Your task:
Word for word, print each line of the listing below; pictures stay out.

---------- Records for this exercise

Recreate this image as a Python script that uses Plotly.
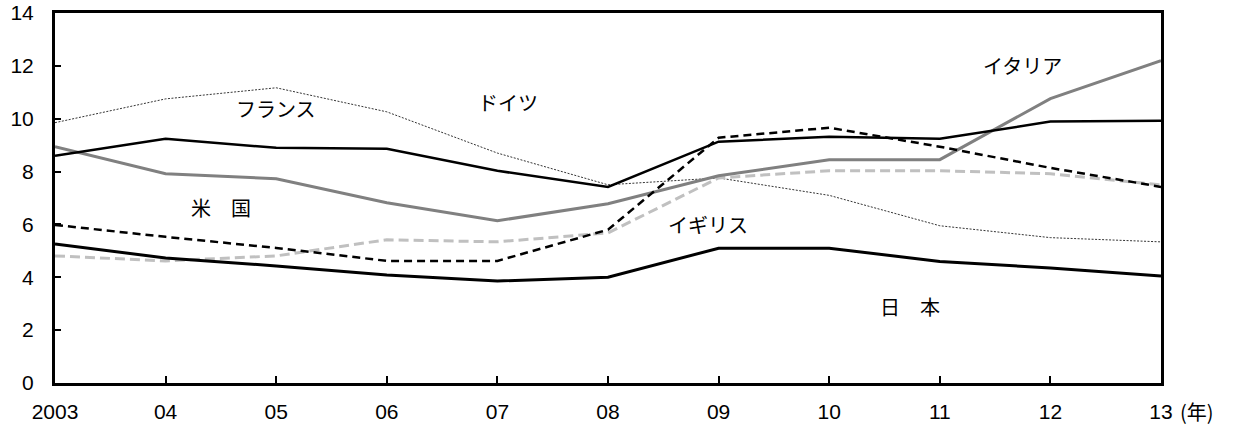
import plotly.graph_objects as go

years = [2003, 2004, 2005, 2006, 2007, 2008, 2009, 2010, 2011, 2012, 2013]
tick_labels = ["2003", "04", "05", "06", "07", "08", "09", "10", "11", "12", "13"]

germany = [9.85, 10.75, 11.17, 10.26, 8.7, 7.5, 7.76, 7.1, 5.95, 5.5, 5.34]
france = [8.6, 9.24, 8.9, 8.86, 8.03, 7.42, 9.13, 9.32, 9.24, 9.89, 9.92]
italy = [8.94, 7.92, 7.73, 6.82, 6.14, 6.78, 7.84, 8.45, 8.45, 10.76, 12.2]
us = [5.98, 5.53, 5.11, 4.62, 4.62, 5.8, 9.28, 9.66, 8.94, 8.14, 7.42]
uk = [4.81, 4.62, 4.81, 5.42, 5.34, 5.68, 7.76, 8.03, 8.03, 7.92, 7.5]
japan = [5.26, 4.73, 4.43, 4.09, 3.86, 4.0, 5.1, 5.1, 4.6, 4.35, 4.05]

# label text and where it sits (data coords)
label_text = ["フランス", "ドイツ", "米　国", "イギリス", "イタリア", "日　本"]
label_x = [2005.0, 2007.1, 2004.5, 2008.9, 2011.75, 2010.73]
label_y = [10.4, 10.6, 6.65, 6.0, 12.0, 2.9]

fig = go.Figure()

fig.add_trace(go.Scatter(x=years, y=germany, mode='lines', name='ドイツ',
                         line=dict(color='black', width=0.8, dash='2px,1.5px')))
fig.add_trace(go.Scatter(x=years, y=uk, mode='lines', name='イギリス',
                         line=dict(color='#c0c0c0', width=3, dash='10px,5px')))
fig.add_trace(go.Scatter(x=years, y=italy, mode='lines', name='イタリア',
                         line=dict(color='#808080', width=3)))
fig.add_trace(go.Scatter(x=years, y=france, mode='lines', name='フランス',
                         line=dict(color='black', width=2.5)))
fig.add_trace(go.Scatter(x=years, y=us, mode='lines', name='米国',
                         line=dict(color='black', width=2.5, dash='8px,5px')))
fig.add_trace(go.Scatter(x=years, y=japan, mode='lines', name='日本',
                         line=dict(color='black', width=3)))

for t, x, y in zip(label_text, label_x, label_y):
    fig.add_annotation(x=x, y=y, text=t, showarrow=False,
                       font=dict(family="Noto Sans CJK JP", size=20, color='black'))

fig.add_annotation(x=1, y=0, xref='paper', yref='paper', text="(年)", showarrow=False,
                   xanchor='left', yanchor='top', xshift=17, yshift=-12,
                   font=dict(family="Noto Sans CJK JP", size=20, color='black'))

fig.update_layout(
    width=1236, height=430,
    margin=dict(l=55, r=75, t=13, b=47),
    plot_bgcolor='white', paper_bgcolor='white',
    showlegend=False,
    font=dict(family="Liberation Sans, Arial", size=21, color='black'),
    xaxis=dict(range=[2003, 2013], tickvals=years, ticktext=tick_labels,
               ticks='inside', ticklen=7, tickwidth=2, tickcolor='black',
               ticklabelstandoff=8, ticklabeloverflow='allow', automargin=False,
               showline=True, linecolor='black', linewidth=3, mirror=True,
               showgrid=False, zeroline=False),
    yaxis=dict(range=[0, 14], dtick=2, ticks='inside', ticklen=6, tickwidth=2,
               tickcolor='black', ticklabelstandoff=14, ticklabeloverflow='allow',
               automargin=False,
               showline=True, linecolor='black', linewidth=3,
               mirror=True, showgrid=False, zeroline=False),
)

# drop the default 8px page margin so the figure sits at the window corner
fig.write_html("out.html", config={'displayModeBar': False},
               post_script="document.body.style.margin='0';")
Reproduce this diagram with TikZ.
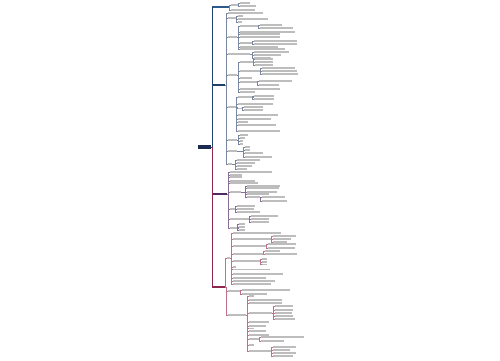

--------------------

Correct output:
Recreate this image as a Python script that uses Plotly.
import plotly.graph_objects as go

years = [2003, 2004, 2005, 2006, 2007, 2008, 2009, 2010, 2011, 2012, 2013]
tick_labels = ["2003", "04", "05", "06", "07", "08", "09", "10", "11", "12", "13"]

germany = [9.85, 10.75, 11.17, 10.26, 8.7, 7.5, 7.76, 7.1, 5.95, 5.5, 5.34]
france = [8.6, 9.24, 8.9, 8.86, 8.03, 7.42, 9.13, 9.32, 9.24, 9.89, 9.92]
italy = [8.94, 7.92, 7.73, 6.82, 6.14, 6.78, 7.84, 8.45, 8.45, 10.76, 12.2]
us = [5.98, 5.53, 5.11, 4.62, 4.62, 5.8, 9.28, 9.66, 8.94, 8.14, 7.42]
uk = [4.81, 4.62, 4.81, 5.42, 5.34, 5.68, 7.76, 8.03, 8.03, 7.92, 7.5]
japan = [5.26, 4.73, 4.43, 4.09, 3.86, 4.0, 5.1, 5.1, 4.6, 4.35, 4.05]

# label text and where it sits (data coords)
label_text = ["フランス", "ドイツ", "米　国", "イギリス", "イタリア", "日　本"]
label_x = [2005.0, 2007.1, 2004.5, 2008.9, 2011.75, 2010.73]
label_y = [10.4, 10.6, 6.65, 6.0, 12.0, 2.9]

fig = go.Figure()

fig.add_trace(go.Scatter(x=years, y=germany, mode='lines', name='ドイツ',
                         line=dict(color='black', width=0.8, dash='2px,1.5px')))
fig.add_trace(go.Scatter(x=years, y=uk, mode='lines', name='イギリス',
                         line=dict(color='#c0c0c0', width=3, dash='10px,5px')))
fig.add_trace(go.Scatter(x=years, y=italy, mode='lines', name='イタリア',
                         line=dict(color='#808080', width=3)))
fig.add_trace(go.Scatter(x=years, y=france, mode='lines', name='フランス',
                         line=dict(color='black', width=2.5)))
fig.add_trace(go.Scatter(x=years, y=us, mode='lines', name='米国',
                         line=dict(color='black', width=2.5, dash='8px,5px')))
fig.add_trace(go.Scatter(x=years, y=japan, mode='lines', name='日本',
                         line=dict(color='black', width=3)))

for t, x, y in zip(label_text, label_x, label_y):
    fig.add_annotation(x=x, y=y, text=t, showarrow=False,
                       font=dict(family="Noto Sans CJK JP", size=20, color='black'))

fig.add_annotation(x=1, y=0, xref='paper', yref='paper', text="(年)", showarrow=False,
                   xanchor='left', yanchor='top', xshift=17, yshift=-12,
                   font=dict(family="Noto Sans CJK JP", size=20, color='black'))

fig.update_layout(
    width=1236, height=430,
    margin=dict(l=55, r=75, t=13, b=47),
    plot_bgcolor='white', paper_bgcolor='white',
    showlegend=False,
    font=dict(family="Liberation Sans, Arial", size=21, color='black'),
    xaxis=dict(range=[2003, 2013], tickvals=years, ticktext=tick_labels,
               ticks='inside', ticklen=7, tickwidth=2, tickcolor='black',
               ticklabelstandoff=8, ticklabeloverflow='allow', automargin=False,
               showline=True, linecolor='black', linewidth=3, mirror=True,
               showgrid=False, zeroline=False),
    yaxis=dict(range=[0, 14], dtick=2, ticks='inside', ticklen=6, tickwidth=2,
               tickcolor='black', ticklabelstandoff=14, ticklabeloverflow='allow',
               automargin=False,
               showline=True, linecolor='black', linewidth=3,
               mirror=True, showgrid=False, zeroline=False),
)

# drop the default 8px page margin so the figure sits at the window corner
fig.write_html("out.html", config={'displayModeBar': False},
               post_script="document.body.style.margin='0';")
Reproduce this diagram with TikZ.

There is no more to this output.